The theatrical release of Aquaman is two hours and 23 minutes long. That's pretty standard for a blockbuster superhero film, but pushing it past the two-and-a-half-hour mark could have hurt the film's pacing. James Wan had to make an executive decision to take out a couple of flashback scenes to focus on moving the story forward, and it looks like one was about a young Arthur learning how to breathe underwater.
Sounds like an interesting scene and we'll look forward to hopefully seeing it when Aquaman hits home release. For films like this that have a lot of source material to cover, there comes plenty of exciting on-screen opportunities.
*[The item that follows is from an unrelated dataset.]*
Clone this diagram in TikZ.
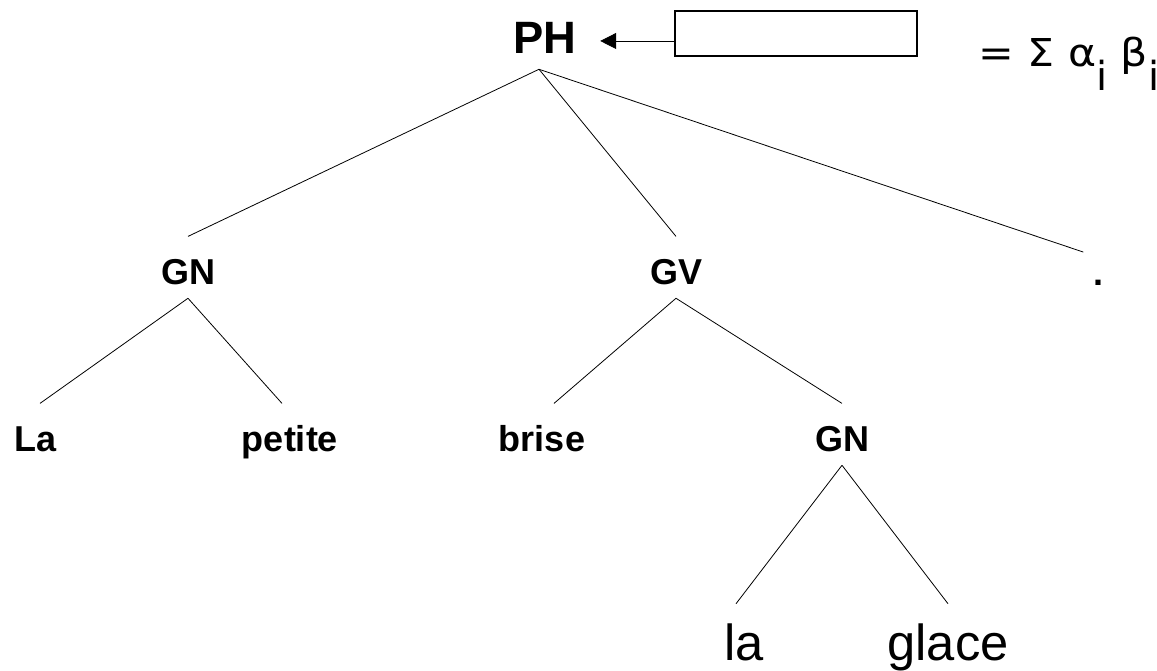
\documentclass[tikz,border=0pt]{standalone}
\usepackage{fontspec}
\setmainfont{Liberation Sans}
\newfontfamily\sumfont{DejaVu Sans}
\usepackage{tikz}
\usetikzlibrary{%
  arrows.meta,
}

% flattened letters of the sum and its lowered index
\newcommand{\squash}[1]{\scalebox{1}[0.9]{#1}}
\newcommand{\subidx}[1]{\raisebox{-18pt}{\fontsize{30pt}{36pt}\selectfont #1}}

\begin{document}
\begin{tikzpicture}[
    x = 0.75pt, y = -0.75pt,
    cat/.style = {
      font = \fontsize{27pt}{32pt}\selectfont\bfseries,
      anchor = base, inner xsep = 0pt, inner ysep = 10.5pt,
      text height = 25pt, text depth = 0pt,
    },
    word/.style = {
      font = \fontsize{38pt}{45pt}\selectfont,
      anchor = base, inner xsep = 0pt, inner ysep = 14pt,
      text height = 28pt, text depth = 0pt,
    },
    branch/.style = {line width = 0.6pt},
  ]
  \useasboundingbox (0,0) rectangle (1157,671);

  % root, weight box and sum
  \node[
    font = \fontsize{34pt}{40pt}\selectfont\bfseries,
    anchor = base, inner xsep = 17.6pt, inner ysep = 12pt,
    text depth = 0pt,
  ] (ph) at (545,53) {PH};

  \node[
    draw, line width = 0.9pt, inner sep = 0pt,
    minimum width = 181.5pt, minimum height = 33.75pt,
  ] (box) at (796,33.5) {};

  \node[
    anchor = base west, inner sep = 0pt,
    font = \sumfont\fontsize{32pt}{38pt}\selectfont,
  ] (sum) at (978,66) {\squash{= Σ α}\subidx{i} \squash{β}\subidx{i}};

  \coordinate (tail) at ([yshift=-5.6pt]box.west);
  \draw[line width = 0.6pt, -{Triangle[length=12pt, width=12pt]}]
    (tail) -- (tail -| ph.east);

  % second level
  \node[cat] (gn1) at (188,284) {GN};
  \node[cat] (gv)  at (676,284) {GV};
  \node[cat, text height = 14pt] (pt) at (1098,285) {.};

  % third level
  \node[cat] (la1)    at (36,451)  {La};
  \node[cat] (petite) at (290,451) {petite};
  \node[cat] (brise)  at (542,451) {brise};
  \node[cat] (gn2)    at (842,451) {GN};

  % leaves of the object
  \node[word] (la2)   at (744,660) {la};
  \node[word] (glace) at (948,660) {glace};

  % branches
  \coordinate (top) at ([xshift=-4.5pt]ph.south);
  \draw[branch] (top) -- (gn1.north);
  \draw[branch] (top) -- (gv.north);
  \draw[branch] (top) -- ([xshift=-11pt]pt.north);

  \draw[branch] (gn1.south) -- ([xshift=3pt]la1.north);
  \draw[branch] (gn1.south) -- ([xshift=-6pt]petite.north);

  \draw[branch] (gv.south) -- ([xshift=9pt]brise.north);
  \draw[branch] (gv.south) -- (gn2.north);

  \draw[branch] (gn2.south) -- ([xshift=-6pt]la2.north);
  \draw[branch] (gn2.south) -- (glace.north);
\end{tikzpicture}
\end{document}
While some directors might have kept it all in and deemed in necessary, cutting some unnecessary scenes -- even if they are cool -- is a sign of a director who pays more attention to the intended audience over his ego. James Wan continued with this:
I know it sounds very important, but it being a flashback scene, I really felt like I had too many flashbacks as it were, and that I didn't want to cram another one in there. And I felt like it was the only one that I could lose without having the narrative suffer.
Since Aquaman is making an early huge splash at the box office and is impressing its audiences, the hero could certainly get a sequel. James Wan is however not currently contracted to direct the film's sequel -- but if he did, he would have room to explore more flashback scenes or visions that didn't quite make it into this one.
Aquaman stars Jason Momoa as the titular hero, with Amber Heard as Mera, along with Willem Dafoe, Patrick Wilson, Nicole Kidman and Dolph Lundgren. The DCEU film is playing in theaters now.